Baseline Mean: The average (mean) value for the baseline test run for each metric.
Current Mean: The average (mean) value for the current test run for each metric.
Baseline Median: The median value for the baseline test run for each metric. The median is the middle value when all the results are ordered from lowest to highest.
Current Median: The median value for the current test run for each metric.
Baseline Std Dev: Standard deviation for the baseline test run for each metric. This measures the amount of variation from the average.
Current Std Dev: Standard deviation for the current test run for each metric.
Significant Change?: This column indicates whether the change between the baseline and current test runs is statistically significant for each metric. If the change is statistically significant then we use Cliffs Delta to know if the change is small, medium or large.

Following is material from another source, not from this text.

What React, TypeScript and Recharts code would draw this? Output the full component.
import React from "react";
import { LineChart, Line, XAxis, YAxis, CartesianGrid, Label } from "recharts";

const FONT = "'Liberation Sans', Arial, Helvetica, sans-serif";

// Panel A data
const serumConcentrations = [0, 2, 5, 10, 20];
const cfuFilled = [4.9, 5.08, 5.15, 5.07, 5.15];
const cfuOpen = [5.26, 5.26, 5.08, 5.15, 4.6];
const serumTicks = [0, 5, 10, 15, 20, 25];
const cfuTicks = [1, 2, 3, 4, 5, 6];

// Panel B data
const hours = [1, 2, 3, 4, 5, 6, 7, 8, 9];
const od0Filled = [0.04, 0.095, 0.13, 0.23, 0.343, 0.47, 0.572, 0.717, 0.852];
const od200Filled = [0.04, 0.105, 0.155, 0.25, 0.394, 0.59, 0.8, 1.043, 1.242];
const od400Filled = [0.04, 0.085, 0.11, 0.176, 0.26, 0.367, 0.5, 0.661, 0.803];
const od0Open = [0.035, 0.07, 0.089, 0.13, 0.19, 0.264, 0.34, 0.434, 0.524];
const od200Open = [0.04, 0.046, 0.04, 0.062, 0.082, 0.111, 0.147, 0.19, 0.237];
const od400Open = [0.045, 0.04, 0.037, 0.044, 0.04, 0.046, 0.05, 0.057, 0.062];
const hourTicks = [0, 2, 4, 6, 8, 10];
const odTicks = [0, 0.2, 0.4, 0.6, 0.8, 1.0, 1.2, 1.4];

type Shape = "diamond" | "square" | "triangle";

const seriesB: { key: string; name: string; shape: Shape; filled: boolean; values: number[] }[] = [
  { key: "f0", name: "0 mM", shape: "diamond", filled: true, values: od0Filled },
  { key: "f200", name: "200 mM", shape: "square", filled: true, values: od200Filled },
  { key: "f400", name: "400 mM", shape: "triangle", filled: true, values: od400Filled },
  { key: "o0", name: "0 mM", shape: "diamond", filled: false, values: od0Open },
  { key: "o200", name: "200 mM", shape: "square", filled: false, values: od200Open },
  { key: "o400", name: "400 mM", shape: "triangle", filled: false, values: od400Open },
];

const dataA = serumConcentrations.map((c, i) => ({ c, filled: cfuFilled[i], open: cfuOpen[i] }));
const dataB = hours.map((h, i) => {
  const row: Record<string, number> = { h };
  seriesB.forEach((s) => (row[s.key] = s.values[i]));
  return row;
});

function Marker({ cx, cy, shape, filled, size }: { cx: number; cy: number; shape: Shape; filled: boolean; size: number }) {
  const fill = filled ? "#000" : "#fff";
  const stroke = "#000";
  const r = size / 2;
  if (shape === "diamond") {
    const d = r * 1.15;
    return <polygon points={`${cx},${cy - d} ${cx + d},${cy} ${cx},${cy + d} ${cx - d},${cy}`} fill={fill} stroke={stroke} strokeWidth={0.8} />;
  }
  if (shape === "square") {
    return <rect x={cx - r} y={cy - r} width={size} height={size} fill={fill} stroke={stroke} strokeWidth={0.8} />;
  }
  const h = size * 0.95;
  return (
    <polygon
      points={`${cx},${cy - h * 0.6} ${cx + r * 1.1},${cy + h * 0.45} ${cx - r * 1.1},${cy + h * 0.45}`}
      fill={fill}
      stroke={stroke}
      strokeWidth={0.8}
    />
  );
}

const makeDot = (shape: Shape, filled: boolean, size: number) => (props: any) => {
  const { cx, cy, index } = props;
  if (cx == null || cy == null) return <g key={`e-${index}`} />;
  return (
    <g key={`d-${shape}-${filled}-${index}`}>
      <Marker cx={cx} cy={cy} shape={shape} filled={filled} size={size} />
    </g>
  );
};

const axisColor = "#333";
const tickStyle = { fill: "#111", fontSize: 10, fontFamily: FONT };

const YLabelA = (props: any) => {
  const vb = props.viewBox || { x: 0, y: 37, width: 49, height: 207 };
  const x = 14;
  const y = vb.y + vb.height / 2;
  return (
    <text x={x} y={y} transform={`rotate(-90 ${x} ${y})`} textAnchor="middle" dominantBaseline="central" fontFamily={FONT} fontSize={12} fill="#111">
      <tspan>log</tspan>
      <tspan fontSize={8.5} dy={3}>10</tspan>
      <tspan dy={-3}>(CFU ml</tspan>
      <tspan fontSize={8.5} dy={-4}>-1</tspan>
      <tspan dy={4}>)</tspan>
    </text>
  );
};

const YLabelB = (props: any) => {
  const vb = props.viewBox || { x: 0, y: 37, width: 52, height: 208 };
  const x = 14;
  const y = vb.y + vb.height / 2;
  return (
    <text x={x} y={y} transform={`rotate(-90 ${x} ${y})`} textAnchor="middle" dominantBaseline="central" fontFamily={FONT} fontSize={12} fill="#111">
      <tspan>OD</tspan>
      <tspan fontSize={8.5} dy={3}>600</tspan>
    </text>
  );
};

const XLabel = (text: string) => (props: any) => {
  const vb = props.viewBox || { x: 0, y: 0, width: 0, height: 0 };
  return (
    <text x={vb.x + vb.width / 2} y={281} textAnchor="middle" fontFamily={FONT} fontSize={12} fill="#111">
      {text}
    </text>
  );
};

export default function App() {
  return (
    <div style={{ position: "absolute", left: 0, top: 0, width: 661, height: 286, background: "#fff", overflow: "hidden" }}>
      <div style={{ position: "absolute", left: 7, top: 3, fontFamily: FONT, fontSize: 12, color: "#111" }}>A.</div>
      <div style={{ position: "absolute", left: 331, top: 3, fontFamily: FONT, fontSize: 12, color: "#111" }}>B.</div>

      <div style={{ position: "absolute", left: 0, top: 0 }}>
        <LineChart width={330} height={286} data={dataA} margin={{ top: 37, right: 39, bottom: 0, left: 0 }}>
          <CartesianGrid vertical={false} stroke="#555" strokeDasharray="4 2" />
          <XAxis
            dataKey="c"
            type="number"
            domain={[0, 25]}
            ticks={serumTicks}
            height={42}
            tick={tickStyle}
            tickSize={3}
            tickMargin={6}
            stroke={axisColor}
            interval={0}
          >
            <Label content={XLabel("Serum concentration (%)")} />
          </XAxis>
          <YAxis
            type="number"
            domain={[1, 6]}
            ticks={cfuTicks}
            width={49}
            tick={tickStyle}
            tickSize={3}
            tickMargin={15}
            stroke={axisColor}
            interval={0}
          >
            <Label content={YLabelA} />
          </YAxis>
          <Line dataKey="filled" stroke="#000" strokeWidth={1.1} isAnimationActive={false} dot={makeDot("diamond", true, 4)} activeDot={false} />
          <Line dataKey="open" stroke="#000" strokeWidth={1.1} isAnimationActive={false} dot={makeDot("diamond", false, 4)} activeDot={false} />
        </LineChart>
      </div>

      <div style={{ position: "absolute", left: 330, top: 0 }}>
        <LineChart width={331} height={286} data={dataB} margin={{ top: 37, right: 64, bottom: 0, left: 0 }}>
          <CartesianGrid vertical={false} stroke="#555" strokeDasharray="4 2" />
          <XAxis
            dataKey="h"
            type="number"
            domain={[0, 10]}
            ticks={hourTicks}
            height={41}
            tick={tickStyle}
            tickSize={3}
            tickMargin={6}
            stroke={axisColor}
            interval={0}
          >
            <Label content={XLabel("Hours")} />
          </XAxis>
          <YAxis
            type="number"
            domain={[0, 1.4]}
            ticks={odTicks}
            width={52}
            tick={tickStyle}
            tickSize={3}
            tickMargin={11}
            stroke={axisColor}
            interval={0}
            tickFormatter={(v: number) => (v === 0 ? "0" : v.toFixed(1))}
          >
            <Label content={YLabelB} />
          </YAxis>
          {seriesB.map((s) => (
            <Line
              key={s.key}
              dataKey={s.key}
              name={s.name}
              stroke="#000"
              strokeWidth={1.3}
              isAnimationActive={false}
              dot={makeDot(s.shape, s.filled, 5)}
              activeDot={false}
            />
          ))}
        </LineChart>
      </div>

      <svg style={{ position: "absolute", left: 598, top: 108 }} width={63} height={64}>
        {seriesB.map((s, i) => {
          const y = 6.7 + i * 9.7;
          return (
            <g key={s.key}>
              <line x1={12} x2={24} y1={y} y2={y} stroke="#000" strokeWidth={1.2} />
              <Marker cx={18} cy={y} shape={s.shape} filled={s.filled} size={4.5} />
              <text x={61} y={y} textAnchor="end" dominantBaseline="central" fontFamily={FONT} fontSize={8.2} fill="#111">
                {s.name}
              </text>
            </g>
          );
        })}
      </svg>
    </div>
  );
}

And the compare graphs will look like this for every metric:

Understanding Significant Changes #

In the results table, you’ll see a list of all metrics with their corresponding scores.

If a score is below 0.05, it indicates a statistically significant difference between the baseline and the current data. By default we test if the current data is greater than the baseline. You can change that using --compare.alternative. You can test if it’s smaller or if there are any difference between the two (‘two-sided’).

If the score is below 0.05, it means that the changes observed in the metric are likely not due to chance.

What does ‘No Test Conducted’ Mean? #

If you see a result marked as no test conducted, it means the analysis couldn’t be done. This usually happens when the data samples are too similar or don’t show enough variation to conduct a meaningful analysis.

Alert on data in Graphite #

The actual score is automatically sent to Graphite for each metric, which makes it possible to create alert rules in Grafana to alert on regressions. Documentation on how to do that will come soon.